It may contain also: a vector for soundex reduction (see section on spelling
correction) because different languages need different rules; a pointer to a
hyphenation database (TeX's algorithm) and a more complex phonetic database for
higher-level spelling correction (also explained elsewhere). 

-----------------------------------------------------------------------------

Coding details:

    This code is intended to be maximally portable.  No fancy features of C
will be used; I'll try to avoid procedure variables if I can, for instance. 
ANSI headers will be present if the compiler supports them. 

There will be a header file "grope.h" which tests all the predefined macros of
the compiler and depending on what it finds will set various preprocessor
macros.  For instance, instead of testing __ANSI_C__ or MICROSOFT etc, to see
whether prototypes are valid, it will test for #ifdef PROTOTYPES.  Similar
flags will be set if VOID is understood by the compiler etc. 

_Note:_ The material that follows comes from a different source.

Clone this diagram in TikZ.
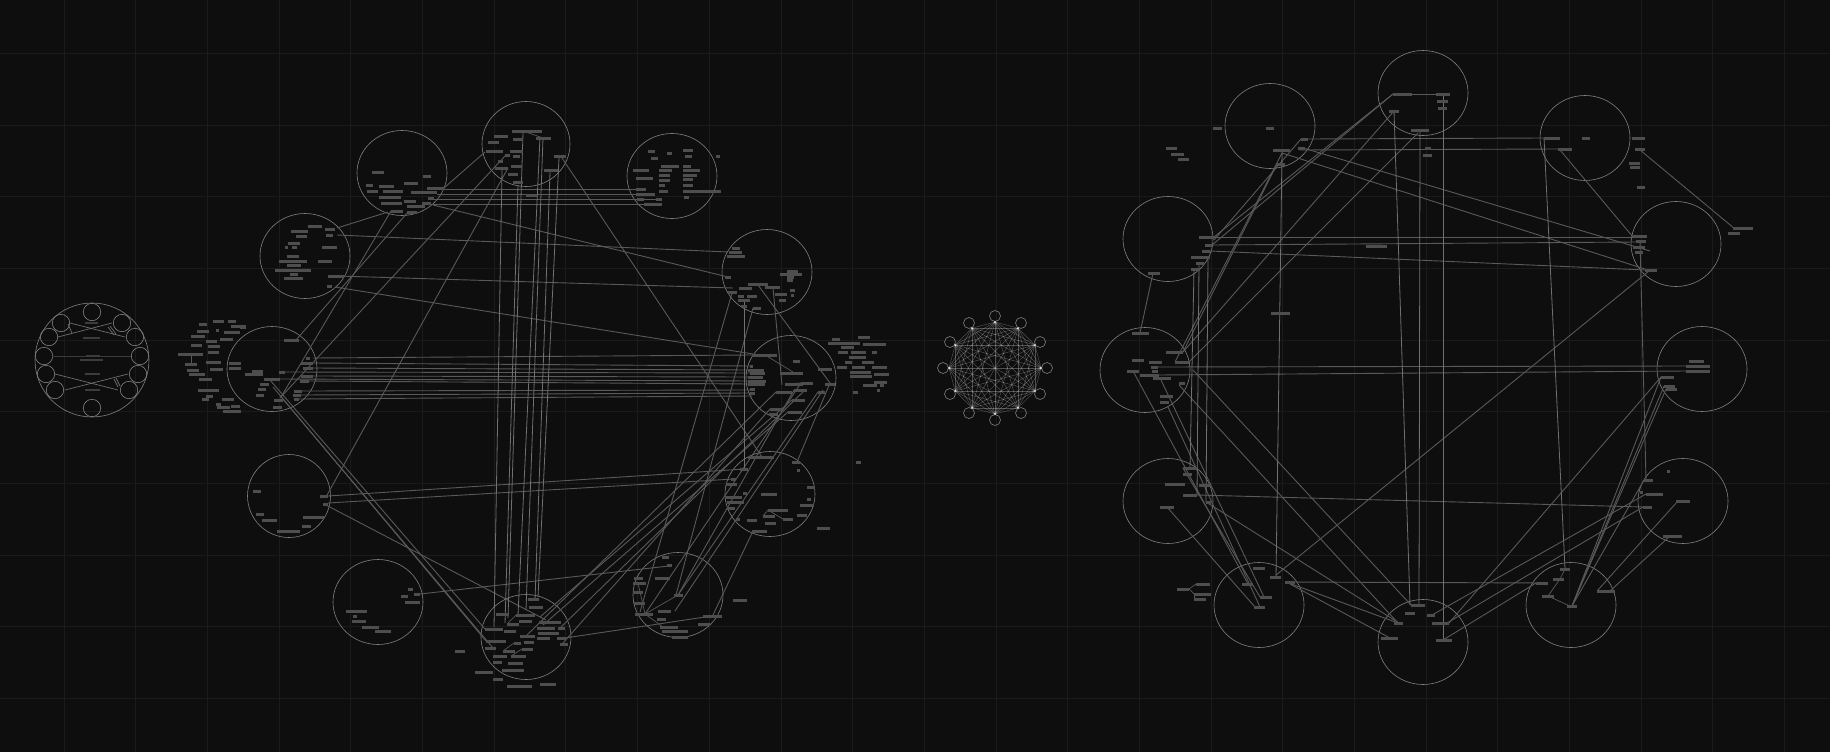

The main flag affecting code generation is MEMORY_MODELS, which if set means
that the code is compiling for a brain-dead cpu like the Intel8086, which
doesn't allow arrays of > 64K.  This affects the DAG-generating program, and
causes it to generate the DAG in many chunks - one for each top-level letter
(ie 26, except it may be more because of international characters) instead of
in one go.  Field tests show that 64K is enough to generate the compressed DAG
for all the words starting with any particular letter in English. 

The code will be indented/formatted consistently and in such a way that tools
like 'indent' can reformat it to your preferred style. 

Initial testing showed up problems such that names like 'entry' which are not
reserved in ANSI *are* reserved in K&R.  (This was spotted on the Atari).  To
avoid this, all external variables will have a unique prefix. 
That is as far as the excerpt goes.